- Venerated in: Hawaiian religion
- Abode: Mauna Kea
- Enemy: Pele
- Gender: Female
- Consort: Aiwohikupua

= Poliʻahu =

One of the four goddesses of Snow in Hawaiian mythology

In Hawaiian mythology, Poliʻahu (Cloaked bosom or temple bosom) is one of the four goddesses of snow, all enemies of Pele. She was thought to reside on Mauna Kea, which if measured from the seafloor is the world's tallest mountain.

== Legends==

===Aiwohikupua ===
Poliʻahu met the aliʻi Aiwohikupua on the Eastern slope of Mauna Kea. The two fell in love and Aiwohikupua took Poliʻahu home to his native Kauaʻi. There Poliʻahu discovered that the aliʻi was already betrothed to a princess of Maui. Poliʻahu left in dismay, but managed to first curse the betrothed. She first chilled the princess of Maui to the bone, then turned the cold into heat. Finally, the princess gave up and left him. Later Poliʻahu similarly cursed Aiwohikupua, freezing him to death. The four goddesses are defined by their otherworldly beauty. Poliʻahu is noted as Hawaii's most beautiful goddess.

=== Poliʻahu and Pele ===
Poliʻahu also engineered Hawaii's Hāmākua Coast.

Poliʻahu mingled with humans on the East slope of Mauna Kea. One day, while hōlua sledding with mortals, Poliʻahu was joined by a beautiful stranger who challenged her. The stranger had no sled, so she borrowed one to run against Poliʻahu.

In the first run, Poliʻahu easily passed the stranger. Graciously, Poliʻahu exchanged sleds with the stranger, before winning again. On the third run, the stranger tried to prevent Poliʻahu from winning by opening lava streams in front of her, revealing herself as the volcano goddess Pele.
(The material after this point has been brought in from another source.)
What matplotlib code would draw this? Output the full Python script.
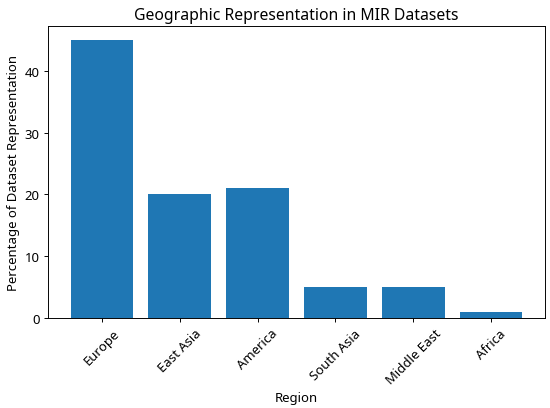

Poliʻahu ran towards the top of the mountain, reeling from Pele's attack. Once she regained her composure, Poliʻahu threw snow at the lava and froze it, confining it to the island's Southern end. To this day, Pele is said to rule Kīlauea and Mauna Loa, but must submit to Poliʻahu on the northern end of the island.